From a historical perspective, Georgia’s voter suppression effort represents an especially painful reminder of the precarious nature of racial progress in America. The Peach State’s measure is one of hundreds of bills in over 40 states aimed at Black voters and voters of color around the nation.
Meanwhile, as this letter, the corporate statements and the continuing calls for corporate boycotts in Georgia demonstrate, Atlanta — the birthplace of Dr. Martin Luther King Jr. — remains a site of historic movements for racial justice. King’s voting rights legacy hovers over Georgia and the entire nation, punctuated most recently by the Senate runoff election victories of Reverend Raphael Warnock and Jon Ossoff. Warnock’s victory proved especially sweet as he presides over Dr. King’s former pulpit at Ebenezer Baptist Church.
Further, in their determination to speak out and demand that others in their corporate community do the same, these Black business leaders are embodying the best of America’s history of civil rights advocacy. Dr. King famously defined moral silence in the face of great evil as a kind of public and personal betrayal. The silence from a number of major corporations about voter suppression bills circulating in multiple states — just months after the most racially divisive presidential election in history and the White riot at the US Capitol — is deafening. It also illustrates the limits of the hashtag solidarity and virtue signaling support for Black Lives Matter that broke out across social media last year in the wake of the protests following the death of George Floyd.

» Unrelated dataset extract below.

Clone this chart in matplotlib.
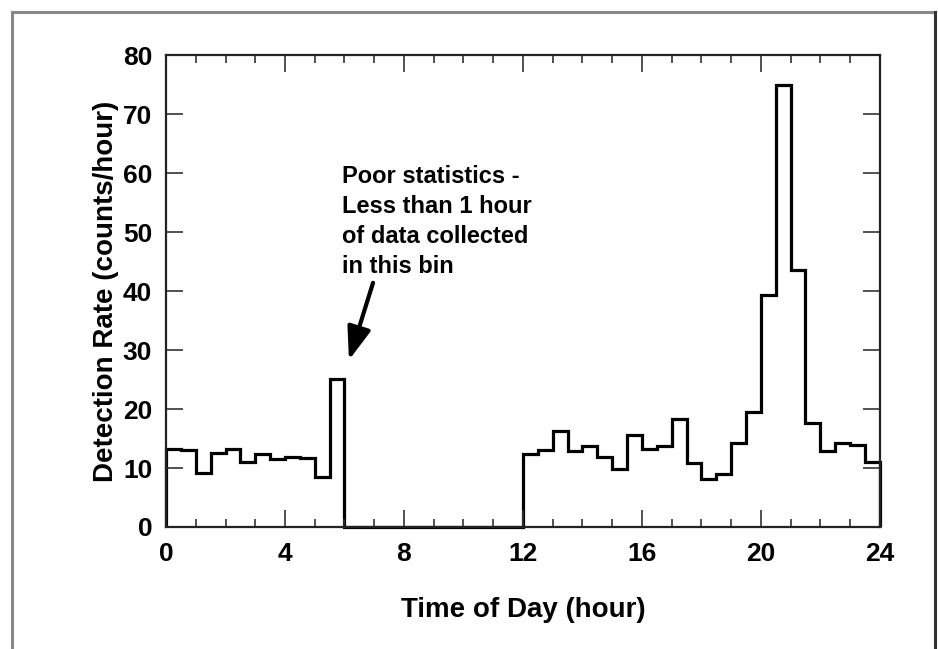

This letter by African American executives, in calling on their overwhelmingly White peers to take a firm and public stance on racial justice, represents the best tradition of King’s activism. He insisted that White moderates who refused to forcefully take a stand against racial injustice were as large a problem as overt segregationists.
The reverberations of this letter have been swift and impactful. Many more White business leaders, including JPMorgan Chase CEO Jaime Dimon, have released statements in support of voting rights. Black, and now White, corporate leaders expressing support for voting rights join a chorus of voices led by Black women organizers such as Stacey Abrams and by Sen. Raphael Warnock.
The call for action by Black business leaders, though it has had these promising effects, also illustrates the chasm between corporate America’s statements promoting diversity and America’s contemporary political reality: racial division and blatant efforts to suppress Black voters. It is worth noting that, in the wake of Republican-led efforts to pass “bathroom bills” designed to discriminate against LGBTQ school children, dozens of companies signed a statement condemning the legislation. These companies embraced their moral responsibility to speak out against discrimination, though for some of them, racism thus far is proving a thornier issue. But this is a crisis that requires equally powerful and courageous allies.
Martin Luther King Jr. spoke of the “fierce urgency of now” in the context of the need for America to overcome its tragic racial and political history by confronting it truthfully, with love and justice, in public. Over a half-century later, the fact that this sentiment is being expressed by Black business leaders and CEOs bears witness to the extraordinary political crisis this nation continues to face. It also exemplifies the importance, now more than ever, of speaking truth to power about issues that transcend partisanship, ideology and politics to occupy the very recesses of the American soul.